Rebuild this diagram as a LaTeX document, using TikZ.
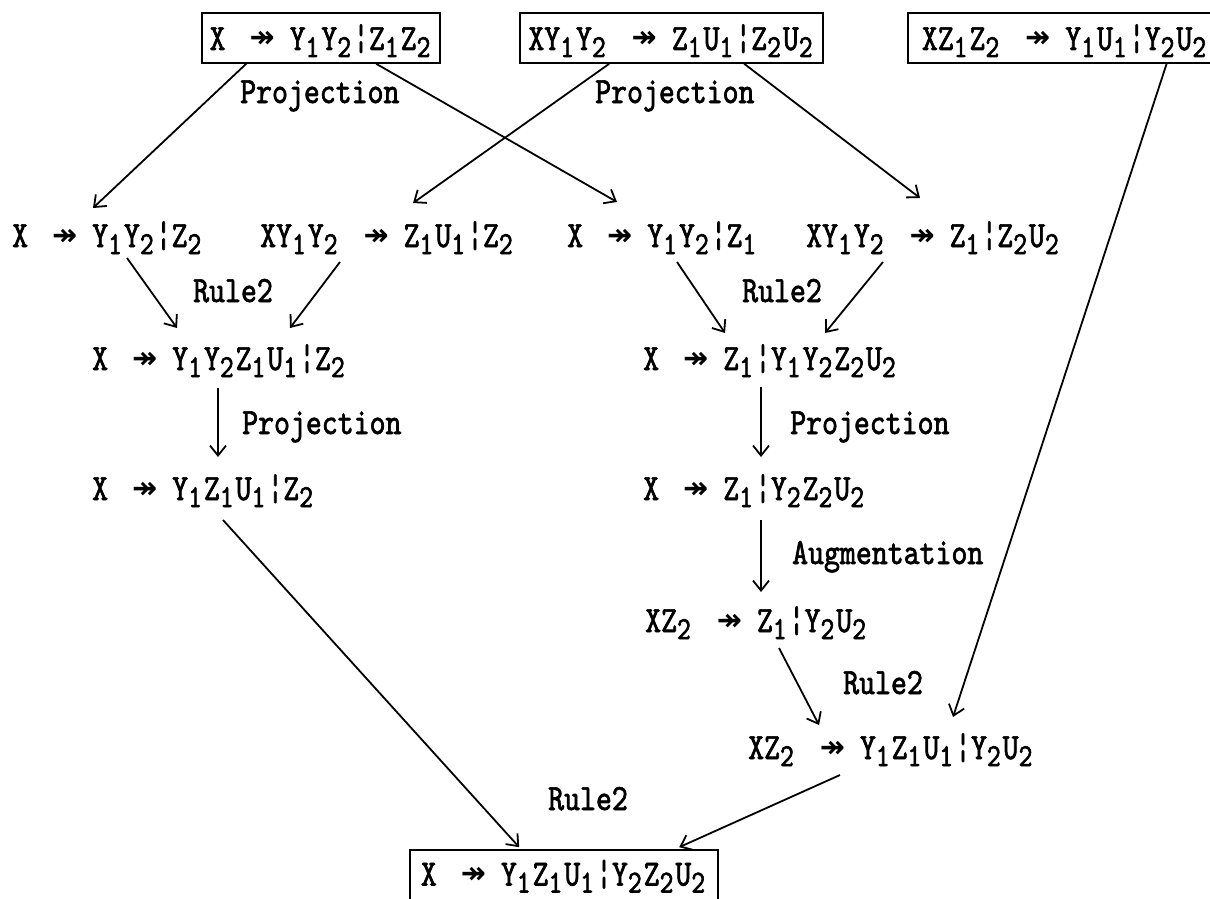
\documentclass[tikz,border=0pt]{standalone}
\usepackage{fontspec}
\newfontfamily\tw{lmmono10-regular.otf}[FakeStretch=0.82,FakeBold=1.8]
\newfontfamily\arw{DejaVu Sans}
\usetikzlibrary{arrows.meta,calc}
\newcommand\sbx[1]{\raisebox{-7pt}{\fontsize{32}{32}\selectfont #1}\kern2pt}
\newcommand\mvd{\hspace{24pt}\raisebox{2pt}{\arw\bfseries\fontsize{30}{30}\selectfont ↠}\hspace{15pt}}
\tikzset{
  fml/.style={inner sep=0pt, anchor=base west, font=\tw\fontsize{37}{40}\selectfont},
  lbl/.style={inner sep=0pt, anchor=base west, font=\tw\fontsize{37}{40}\selectfont},
  bx/.style={draw, line width=1.6pt, inner sep=0pt, minimum height=50pt, text height=30pt, text depth=6pt, font=\tw\fontsize{37}{40}\selectfont},
  bxopen/.style={inner sep=0pt, minimum height=50pt, text height=30pt, text depth=6pt, font=\tw\fontsize{37}{40}\selectfont},
  boxline/.style={line width=1.6pt},
  arr/.style={line width=1.8pt, -{Straight Barb[length=10pt,width=16pt]}}
}
\begin{document}
\begin{tikzpicture}[x=1pt,y=-1pt]
\fill[white] (0,0) rectangle (1210,899);
\useasboundingbox (0,0) rectangle (1210,899);
% top boxes
\node[bx, minimum width=238pt] (b1) at (321,38) {X\mvd Y\sbx{1}Y\sbx{2}¦Z\sbx{1}Z\sbx{2}};
\node[bx, minimum width=303pt] (b2) at (671.5,38) {XY\sbx{1}Y\sbx{2}\mvd Z\sbx{1}U\sbx{1}¦Z\sbx{2}U\sbx{2}};
\node[bxopen, minimum width=314pt] (b3) at (1065,38) {XZ\sbx{1}Z\sbx{2}\mvd Y\sbx{1}U\sbx{1}¦Y\sbx{2}U\sbx{2}};
\draw[boxline] ($(b3.north west)+(310,0)$) -| (b3.south west) -- ++(310,0);
% row 2
\node[fml] (n21) at (12,247) {X\mvd Y\sbx{1}Y\sbx{2}¦Z\sbx{2}};
\node[fml] (n22) at (260,247) {XY\sbx{1}Y\sbx{2}\mvd Z\sbx{1}U\sbx{1}¦Z\sbx{2}};
\node[fml] (n23) at (567,247) {X\mvd Y\sbx{1}Y\sbx{2}¦Z\sbx{1}};
\node[fml] (n24) at (806,247) {XY\sbx{1}Y\sbx{2}\mvd Z\sbx{1}¦Z\sbx{2}U\sbx{2}};
% row 3
\node[fml] (n31) at (92,370) {X\mvd Y\sbx{1}Y\sbx{2}Z\sbx{1}U\sbx{1}¦Z\sbx{2}};
\node[fml] (n32) at (643,370) {X\mvd Z\sbx{1}¦Y\sbx{1}Y\sbx{2}Z\sbx{2}U\sbx{2}};
% row 4
\node[fml] (n41) at (92,500) {X\mvd Y\sbx{1}Z\sbx{1}U\sbx{1}¦Z\sbx{2}};
\node[fml] (n42) at (643,500) {X\mvd Z\sbx{1}¦Y\sbx{2}Z\sbx{2}U\sbx{2}};
% row 5
\node[fml] (n5) at (645,632) {XZ\sbx{2}\mvd Z\sbx{1}¦Y\sbx{2}U\sbx{2}};
% row 6
\node[fml] (n6) at (748,759) {XZ\sbx{2}\mvd Y\sbx{1}Z\sbx{1}U\sbx{1}¦Y\sbx{2}U\sbx{2}};
% bottom box
\node[bx, minimum width=308pt, minimum height=52pt, text height=25pt] (bb) at (564,876) {X\mvd Y\sbx{1}Z\sbx{1}U\sbx{1}¦Y\sbx{2}Z\sbx{2}U\sbx{2}};
% labels
\node[lbl] (l1) at (240,103) {Projection};
\node[lbl] (l2) at (595,103) {Projection};
\node[lbl] (l3) at (193,302) {Rule2};
\node[lbl] (l4) at (742,302) {Rule2};
\node[lbl] (l5) at (242,434) {Projection};
\node[lbl] (l6) at (790,434) {Projection};
\node[lbl] (l7) at (792,564) {Augmentation};
\node[lbl] (l8) at (843,694) {Rule2};
\node[lbl] (l9) at (548,810) {Rule2};
% connectors
\draw[arr] ($(b1.south west)+(45,0)$) -- ($(n21.base west)+(81,-39)$);
\draw[arr] ($(b1.south west)+(175,0)$) -- ($(n23.base west)+(50,-45)$);
\draw[arr] ($(b2.south west)+(90,0)$) -- ($(n22.base west)+(153,-44)$);
\draw[arr] ($(b2.south west)+(225,0)$) -- ($(n24.base west)+(114,-49)$);
\draw[arr] ($(b3.south west)+(259,0)$) -- ($(n6.base west)+(205,-42)$);
\draw[arr] ($(n21.base west)+(115,11)$) -- ($(n31.base west)+(85,-42)$);
\draw[arr] ($(n22.base west)+(80,15)$) -- ($(n31.base west)+(198,-42)$);
\draw[arr] ($(n23.base west)+(110,15)$) -- ($(n32.base west)+(82,-37)$);
\draw[arr] ($(n24.base west)+(77,15)$) -- ($(n32.base west)+(182,-37)$);
\draw[arr] ($(n31.base west)+(126,18)$) -- ($(n41.base west)+(126,-43)$);
\draw[arr] ($(n32.base west)+(118,17)$) -- ($(n42.base west)+(118,-43)$);
\draw[arr] ($(n42.base west)+(118,20)$) -- ($(n5.base west)+(116,-40)$);
\draw[arr] ($(n5.base west)+(134,16)$) -- ($(n6.base west)+(71,-34)$);
\draw[arr] ($(n41.base west)+(131,20)$) -- ($(bb.north west)+(110,-2)$);
\draw[arr] ($(n6.base west)+(92,16)$) -- ($(bb.north west)+(270,-2)$);
\end{tikzpicture}
\end{document}
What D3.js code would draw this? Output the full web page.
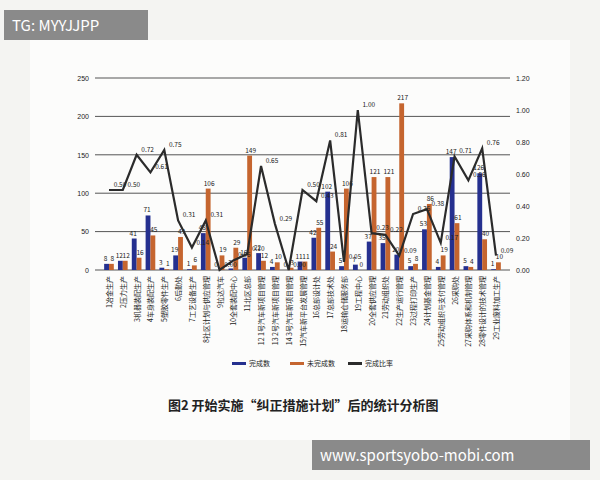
<!DOCTYPE html>
<html>
<head>
<meta charset="utf-8">
<script src="https://d3js.org/d3.v7.min.js"></script>
<style>
body { margin:0; background:#fff; font-family:"Noto Sans CJK SC","Noto Sans",sans-serif; }
</style>
</head>
<body>
<div id="chart"></div>
<script>
var categories = ["1冶金生产","2压力生产","3机器装配生产","4车身装配生产","5塑胶零件生产","6后勤处","7工艺设备生产","8社区计划与供应管理","9拉达汽车","10全套装配中心","11北区总部","12 1号汽车新项目管理","13 2号汽车新项目管理","14 3号汽车新项目管理","15汽车新平台发展管理","16总部设计处","17总部技术处","18运输仓储服务部","19工程中心","20全套供应管理","21劳动组织处","22生产运行管理","23过程打印生产","24计划基金管理","25劳动组织与支付管理","26采购处","27采购体系和机制管理","28零件设计的技术管理","29工业废料加工生产"];
var done   = [8,12,41,71,3,19,1,48,0,2,16,22,4,0,11,42,102,5,7,37,35,20,5,53,4,147,5,126,1];
var undone = [8,12,16,45,1,43,6,106,19,29,149,12,10,3,11,55,24,106,0,121,121,217,8,86,19,61,4,40,10];
var ratio  = [0.50,0.50,0.72,0.61,0.75,0.31,0.14,0.31,0.00,0.06,0.10,0.65,0.29,0.00,0.50,0.43,0.81,0.05,1.00,0.23,0.22,0.09,0.35,0.38,0.17,0.71,0.56,0.76,0.09];
var leftTicks = [0,50,100,150,200,250];
var rightTicks = [0,0.2,0.4,0.6,0.8,1.0,1.2];

var W = 600, H = 480;
var svg = d3.select("#chart").append("svg").attr("width", W).attr("height", H);
svg.append("rect").attr("width", W).attr("height", H).attr("fill", "#f4f4f2");
svg.append("rect").attr("x", 30).attr("y", 40).attr("width", 540).attr("height", 400).attr("fill", "#fcfcfb");

var m = {left:100, right:95, top:78, bottom:210};
var x = d3.scaleBand().domain(categories).range([m.left, W - m.right]).padding(0.3);
var y = d3.scaleLinear().domain([0,250]).range([H - m.bottom, m.top]);
var y2 = d3.scaleLinear().domain([0,1.2]).range([H - m.bottom, m.top]);

svg.selectAll(".grid").data(leftTicks).enter().append("line")
  .attr("x1", m.left - 5).attr("x2", W - m.right + 5)
  .attr("y1", d => y(d)).attr("y2", d => y(d))
  .attr("stroke", "#555").attr("stroke-width", 1);

var ya = svg.append("g").attr("transform", "translate(" + (m.left - 8) + ",0)")
  .call(d3.axisLeft(y).tickValues(leftTicks).tickSize(0));
ya.select(".domain").remove();
ya.selectAll("text").attr("font-size", 7).attr("fill", "#222");

var yb = svg.append("g").attr("transform", "translate(" + (W - m.right + 8) + ",0)")
  .call(d3.axisRight(y2).tickValues(rightTicks).tickSize(0).tickFormat(d3.format(".2f")));
yb.select(".domain").remove();
yb.selectAll("text").attr("font-size", 7).attr("fill", "#222");

var bw = x.bandwidth() / 2;
svg.selectAll(".b1").data(done).enter().append("rect")
  .attr("x", (d,i) => x(categories[i])).attr("width", bw)
  .attr("y", d => y(d)).attr("height", d => y(0) - y(d)).attr("fill", "#25308f");
svg.selectAll(".b2").data(undone).enter().append("rect")
  .attr("x", (d,i) => x(categories[i]) + bw).attr("width", bw)
  .attr("y", d => y(d)).attr("height", d => y(0) - y(d)).attr("fill", "#c5652f");

function lbl(s){ return s.attr("font-size", 6.5).attr("fill", "#222").attr("text-anchor", "middle"); }
lbl(svg.selectAll(".l1").data(done).enter().append("text")
  .attr("x", (d,i) => x(categories[i]) + bw/2 - 1).attr("y", d => y(d) - 3).text(d => d));
lbl(svg.selectAll(".l2").data(undone).enter().append("text")
  .attr("x", (d,i) => x(categories[i]) + bw*1.5 + 1).attr("y", d => y(d) - 3).text(d => d));

var cx = (d,i) => x(categories[i]) + x.bandwidth()/2;
svg.append("path").datum(ratio)
  .attr("d", d3.line().x(cx).y(d => y2(d)))
  .attr("fill", "none").attr("stroke", "#2b2b2b").attr("stroke-width", 2.2);
lbl(svg.selectAll(".l3").data(ratio).enter().append("text")
  .attr("x", (d,i) => cx(d,i) + 11).attr("y", d => y2(d) - 3).text(d => d.toFixed(2)));

svg.selectAll(".cat").data(categories).enter().append("text")
  .attr("transform", d => "translate(" + (x(d) + x.bandwidth()/2 + 3) + "," + (y(0) + 6) + ") rotate(-90)")
  .attr("text-anchor", "end").attr("font-size", 7).attr("fill", "#222").text(d => d);

var legend = [["完成数","#25308f"],["未完成数","#c5652f"],["完成比率","#2b2b2b"]];
var lg = svg.selectAll(".lg").data(legend).enter().append("g")
  .attr("transform", (d,i) => "translate(" + (232 + i*58) + ",365)");
lg.append("rect").attr("width", 14).attr("height", 3).attr("y", -3).attr("fill", d => d[1]);
lg.append("text").attr("x", 17).attr("y", 1).attr("font-size", 7).attr("fill", "#222").text(d => d[0]);

svg.append("text").attr("x", 168).attr("y", 410).attr("font-size", 13).attr("font-weight", "bold")
  .attr("fill", "#222").text("图2  开始实施“纠正措施计划”后的统计分析图");

svg.append("rect").attr("x", 4).attr("y", 10).attr("width", 144).attr("height", 30).attr("fill", "#8a8a8a");
svg.append("text").attr("x", 12).attr("y", 31).attr("font-size", 15).attr("fill", "#fff").text("TG: MYYJJPP");
svg.append("rect").attr("x", 312).attr("y", 440).attr("width", 278).attr("height", 30).attr("fill", "#8a8a8a");
svg.append("text").attr("x", 320).attr("y", 461).attr("font-size", 15).attr("fill", "#fff").text("www.sportsyobo-mobi.com");
</script>
</body>
</html>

EXERCISE DESCRIPTION. Print exactly what appears from the line holding "What D3.js code" down to the line holding "var rightTicks = [0,0.2,0.4,0.6,0.8,1.0,1.2];", both ends kept, leaving out the pictures.

EXPECTED ANSWER.
What D3.js code would draw this? Output the full web page.
<!DOCTYPE html>
<html>
<head>
<meta charset="utf-8">
<script src="https://d3js.org/d3.v7.min.js"></script>
<style>
body { margin:0; background:#fff; font-family:"Noto Sans CJK SC","Noto Sans",sans-serif; }
</style>
</head>
<body>
<div id="chart"></div>
<script>
var categories = ["1冶金生产","2压力生产","3机器装配生产","4车身装配生产","5塑胶零件生产","6后勤处","7工艺设备生产","8社区计划与供应管理","9拉达汽车","10全套装配中心","11北区总部","12 1号汽车新项目管理","13 2号汽车新项目管理","14 3号汽车新项目管理","15汽车新平台发展管理","16总部设计处","17总部技术处","18运输仓储服务部","19工程中心","20全套供应管理","21劳动组织处","22生产运行管理","23过程打印生产","24计划基金管理","25劳动组织与支付管理","26采购处","27采购体系和机制管理","28零件设计的技术管理","29工业废料加工生产"];
var done   = [8,12,41,71,3,19,1,48,0,2,16,22,4,0,11,42,102,5,7,37,35,20,5,53,4,147,5,126,1];
var undone = [8,12,16,45,1,43,6,106,19,29,149,12,10,3,11,55,24,106,0,121,121,217,8,86,19,61,4,40,10];
var ratio  = [0.50,0.50,0.72,0.61,0.75,0.31,0.14,0.31,0.00,0.06,0.10,0.65,0.29,0.00,0.50,0.43,0.81,0.05,1.00,0.23,0.22,0.09,0.35,0.38,0.17,0.71,0.56,0.76,0.09];
var leftTicks = [0,50,100,150,200,250];
var rightTicks = [0,0.2,0.4,0.6,0.8,1.0,1.2];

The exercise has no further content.